Doctoral Dissertation Research: Crafting the Two Cultures: Identifying and Educating Future Scientists and Non-Scientists in America, 1910-1970
Harvard University, Cambridge MA
Investigators
Abstract
Introduction Since the professionalization of scientific disciplines in the late nineteenth century, educators have regarded "scientists" and "non-scientists" as distinct kinds of people with different educational needs and social roles. Throughout the twentieth century, educators launched a succession of projects to identify, sort, and differentially train future professionals and non-professionals in science. Intellectual Merit This historical study will examine published and archival records of educational testing, curriculum, guidance, and research programs to discern how twentieth-century US educators constructed and institutionalized the notions of "future scientist" and "non-scientist" as types of individuals who are distinct in makeup, educability, and civic responsibility. It will consider how the articulation and enactment of efforts by educators are influenced by ideas about who was or could become a scientist, the distinctive skills and knowledge deemed to mark scientific talent and scientific expertise, and the social responsibilities presumed to follow from the different scientific understandings of each group. This analysis will shed light on how educational projects have been used to co-construct both scientific understanding and particular identities related to it, and how designs for such projects have developed in response to changing concerns about the place of science in American society.

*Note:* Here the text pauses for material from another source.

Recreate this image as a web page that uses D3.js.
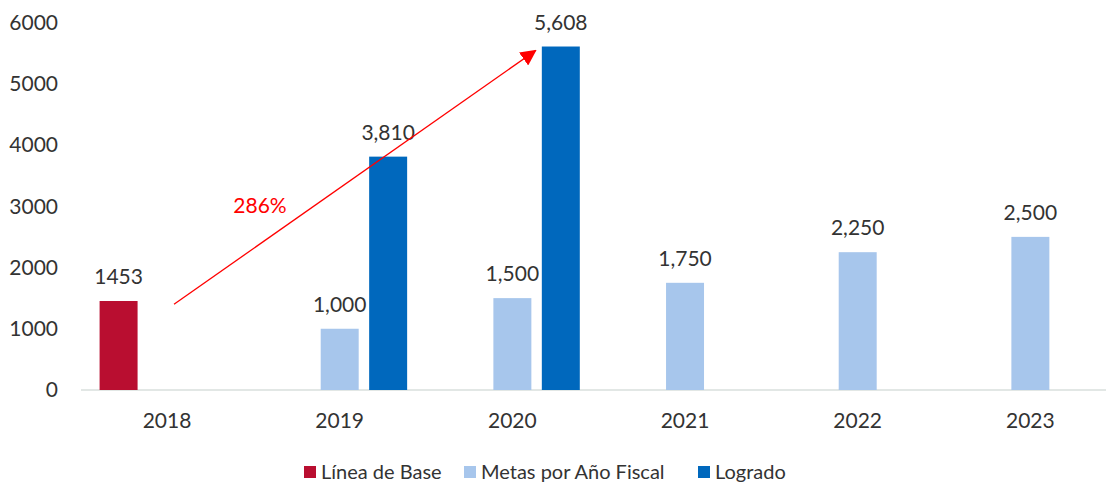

Potential Broader Impacts Today science educators debate whether particular pathways and curricula open or close doors to students who might otherwise be discouraged from or adverse to further science studies. Yet they rarely question the meaning and function of the embedded conceptualizations of "scientists" and "non-scientists" that underlay the designs of many of those programs. We know little about how these concepts have either created or constrained student opportunity, and how they have shaped our thinking about the role of science in American culture. This dissertation aims to shed light on the development and dynamics of these puzzles in hopes of informing debates involving them so as to bring about their resolution.